[Start of GIVEN MATERIAL]
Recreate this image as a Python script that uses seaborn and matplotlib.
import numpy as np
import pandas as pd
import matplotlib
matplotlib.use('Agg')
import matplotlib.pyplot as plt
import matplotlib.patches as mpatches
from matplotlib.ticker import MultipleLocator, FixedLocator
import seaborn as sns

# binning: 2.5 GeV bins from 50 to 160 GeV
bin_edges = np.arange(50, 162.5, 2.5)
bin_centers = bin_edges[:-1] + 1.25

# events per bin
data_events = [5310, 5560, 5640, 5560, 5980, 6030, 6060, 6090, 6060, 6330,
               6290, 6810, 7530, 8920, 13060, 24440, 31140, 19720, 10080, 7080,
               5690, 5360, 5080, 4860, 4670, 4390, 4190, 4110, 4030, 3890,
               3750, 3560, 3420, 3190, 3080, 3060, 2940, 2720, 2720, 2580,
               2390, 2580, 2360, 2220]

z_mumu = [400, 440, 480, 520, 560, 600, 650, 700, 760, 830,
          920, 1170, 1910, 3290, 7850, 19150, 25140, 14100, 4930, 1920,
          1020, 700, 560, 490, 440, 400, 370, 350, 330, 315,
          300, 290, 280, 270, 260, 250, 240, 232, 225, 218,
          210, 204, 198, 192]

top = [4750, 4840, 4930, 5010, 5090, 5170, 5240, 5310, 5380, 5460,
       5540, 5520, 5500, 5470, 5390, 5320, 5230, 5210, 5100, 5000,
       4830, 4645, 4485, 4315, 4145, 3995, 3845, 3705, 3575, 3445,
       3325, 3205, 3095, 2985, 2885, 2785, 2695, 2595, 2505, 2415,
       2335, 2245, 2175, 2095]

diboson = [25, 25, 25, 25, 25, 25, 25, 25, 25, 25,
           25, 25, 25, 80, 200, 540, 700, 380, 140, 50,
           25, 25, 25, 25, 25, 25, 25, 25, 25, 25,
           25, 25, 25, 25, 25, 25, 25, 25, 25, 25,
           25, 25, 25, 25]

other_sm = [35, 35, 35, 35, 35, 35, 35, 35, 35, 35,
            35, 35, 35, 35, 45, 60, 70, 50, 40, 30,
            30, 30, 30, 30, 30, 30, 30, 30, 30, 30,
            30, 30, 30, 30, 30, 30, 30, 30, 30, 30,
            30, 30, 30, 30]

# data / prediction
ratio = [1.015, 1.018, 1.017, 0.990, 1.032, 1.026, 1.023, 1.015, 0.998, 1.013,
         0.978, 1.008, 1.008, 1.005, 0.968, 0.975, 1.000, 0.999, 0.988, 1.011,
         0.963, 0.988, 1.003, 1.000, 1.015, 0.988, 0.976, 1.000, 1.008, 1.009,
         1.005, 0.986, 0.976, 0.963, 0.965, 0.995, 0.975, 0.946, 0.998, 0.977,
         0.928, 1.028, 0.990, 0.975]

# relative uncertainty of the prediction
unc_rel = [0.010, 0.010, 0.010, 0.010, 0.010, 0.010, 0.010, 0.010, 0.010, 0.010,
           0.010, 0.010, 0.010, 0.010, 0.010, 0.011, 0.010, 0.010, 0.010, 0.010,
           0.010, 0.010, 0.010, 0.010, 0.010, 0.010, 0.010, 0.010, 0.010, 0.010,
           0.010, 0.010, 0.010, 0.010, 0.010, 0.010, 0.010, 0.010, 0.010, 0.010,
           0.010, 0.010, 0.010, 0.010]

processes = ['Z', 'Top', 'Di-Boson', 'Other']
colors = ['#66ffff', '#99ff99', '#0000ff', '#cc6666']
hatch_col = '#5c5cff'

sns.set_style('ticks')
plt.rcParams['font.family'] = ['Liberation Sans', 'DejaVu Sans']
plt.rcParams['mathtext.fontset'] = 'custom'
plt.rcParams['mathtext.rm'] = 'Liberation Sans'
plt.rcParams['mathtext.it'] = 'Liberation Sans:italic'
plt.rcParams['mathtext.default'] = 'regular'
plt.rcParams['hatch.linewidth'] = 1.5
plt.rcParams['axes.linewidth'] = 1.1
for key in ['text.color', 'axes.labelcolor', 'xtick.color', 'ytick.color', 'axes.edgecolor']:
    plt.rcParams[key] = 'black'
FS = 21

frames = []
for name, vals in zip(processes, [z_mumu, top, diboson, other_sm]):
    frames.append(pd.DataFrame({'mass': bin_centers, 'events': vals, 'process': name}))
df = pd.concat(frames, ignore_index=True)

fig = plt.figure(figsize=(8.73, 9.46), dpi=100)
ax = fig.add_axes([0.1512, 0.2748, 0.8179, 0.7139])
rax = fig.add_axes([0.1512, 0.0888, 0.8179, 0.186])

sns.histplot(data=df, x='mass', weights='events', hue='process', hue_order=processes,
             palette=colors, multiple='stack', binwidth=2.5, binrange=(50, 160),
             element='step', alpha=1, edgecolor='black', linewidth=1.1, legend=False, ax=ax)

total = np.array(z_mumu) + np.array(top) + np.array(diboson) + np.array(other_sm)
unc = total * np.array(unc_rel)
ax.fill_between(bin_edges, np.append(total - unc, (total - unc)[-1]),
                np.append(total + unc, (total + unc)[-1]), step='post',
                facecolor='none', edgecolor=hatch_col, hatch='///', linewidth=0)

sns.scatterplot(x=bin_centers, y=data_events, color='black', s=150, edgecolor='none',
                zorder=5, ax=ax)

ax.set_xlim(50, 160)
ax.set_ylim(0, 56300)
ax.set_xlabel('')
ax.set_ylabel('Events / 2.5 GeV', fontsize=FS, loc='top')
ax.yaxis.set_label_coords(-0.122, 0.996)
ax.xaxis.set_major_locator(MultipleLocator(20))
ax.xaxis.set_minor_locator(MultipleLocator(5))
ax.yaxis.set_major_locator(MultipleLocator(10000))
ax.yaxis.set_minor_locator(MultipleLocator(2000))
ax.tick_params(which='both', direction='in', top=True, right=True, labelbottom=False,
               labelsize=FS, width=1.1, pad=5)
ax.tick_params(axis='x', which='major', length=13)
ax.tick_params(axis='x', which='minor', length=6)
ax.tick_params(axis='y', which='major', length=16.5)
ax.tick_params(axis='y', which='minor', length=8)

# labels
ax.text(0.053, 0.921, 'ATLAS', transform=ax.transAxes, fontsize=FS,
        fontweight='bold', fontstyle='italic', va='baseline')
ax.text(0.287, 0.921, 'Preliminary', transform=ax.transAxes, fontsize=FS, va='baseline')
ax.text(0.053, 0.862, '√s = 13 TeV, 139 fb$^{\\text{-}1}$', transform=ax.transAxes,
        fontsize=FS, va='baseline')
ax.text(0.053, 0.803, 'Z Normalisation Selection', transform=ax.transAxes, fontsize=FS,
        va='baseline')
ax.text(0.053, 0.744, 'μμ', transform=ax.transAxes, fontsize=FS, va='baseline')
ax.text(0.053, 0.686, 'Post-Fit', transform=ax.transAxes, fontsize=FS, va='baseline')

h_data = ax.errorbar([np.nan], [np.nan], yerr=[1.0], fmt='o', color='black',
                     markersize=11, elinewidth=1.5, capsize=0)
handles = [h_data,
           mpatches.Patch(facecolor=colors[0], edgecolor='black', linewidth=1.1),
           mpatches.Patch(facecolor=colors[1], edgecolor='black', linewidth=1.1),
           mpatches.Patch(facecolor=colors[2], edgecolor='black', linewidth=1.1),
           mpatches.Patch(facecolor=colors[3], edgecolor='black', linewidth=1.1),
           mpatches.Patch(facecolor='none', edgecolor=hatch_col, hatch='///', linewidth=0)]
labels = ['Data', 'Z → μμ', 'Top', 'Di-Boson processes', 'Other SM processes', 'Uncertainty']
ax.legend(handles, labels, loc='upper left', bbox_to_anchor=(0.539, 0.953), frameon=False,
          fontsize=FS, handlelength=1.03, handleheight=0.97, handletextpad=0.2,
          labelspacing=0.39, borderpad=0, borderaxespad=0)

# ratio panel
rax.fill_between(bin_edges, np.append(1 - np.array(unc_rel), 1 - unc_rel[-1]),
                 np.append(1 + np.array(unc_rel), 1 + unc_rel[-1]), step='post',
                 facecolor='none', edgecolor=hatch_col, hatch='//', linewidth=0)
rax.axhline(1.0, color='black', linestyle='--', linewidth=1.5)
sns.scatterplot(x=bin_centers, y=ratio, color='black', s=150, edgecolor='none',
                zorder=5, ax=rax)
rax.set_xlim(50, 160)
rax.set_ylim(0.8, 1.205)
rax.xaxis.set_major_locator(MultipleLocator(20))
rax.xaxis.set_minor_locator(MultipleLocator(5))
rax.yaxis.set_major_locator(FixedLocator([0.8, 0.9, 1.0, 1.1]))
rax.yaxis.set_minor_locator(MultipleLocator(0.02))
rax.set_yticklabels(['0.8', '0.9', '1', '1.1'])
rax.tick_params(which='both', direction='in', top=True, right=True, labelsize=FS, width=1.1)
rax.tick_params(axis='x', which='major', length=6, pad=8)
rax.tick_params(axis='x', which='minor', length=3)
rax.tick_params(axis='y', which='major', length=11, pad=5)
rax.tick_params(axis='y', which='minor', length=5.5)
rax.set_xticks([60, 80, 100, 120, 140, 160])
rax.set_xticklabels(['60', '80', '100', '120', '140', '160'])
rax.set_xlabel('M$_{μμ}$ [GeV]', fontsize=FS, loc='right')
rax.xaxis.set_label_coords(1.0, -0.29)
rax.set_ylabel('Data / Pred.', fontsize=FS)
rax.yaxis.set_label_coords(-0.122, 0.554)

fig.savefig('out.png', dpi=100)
[End of GIVEN MATERIAL]
* _EXERCISE OBJECTIVE_:
In the listing above, please print only the lines from the first one to the line where "bin_centers = bin_edges[:-1] + 1.25" appears, exactly as written, both of those lines included.

* _COMPLETED EXERCISE_:
Recreate this image as a Python script that uses seaborn and matplotlib.
import numpy as np
import pandas as pd
import matplotlib
matplotlib.use('Agg')
import matplotlib.pyplot as plt
import matplotlib.patches as mpatches
from matplotlib.ticker import MultipleLocator, FixedLocator
import seaborn as sns

# binning: 2.5 GeV bins from 50 to 160 GeV
bin_edges = np.arange(50, 162.5, 2.5)
bin_centers = bin_edges[:-1] + 1.25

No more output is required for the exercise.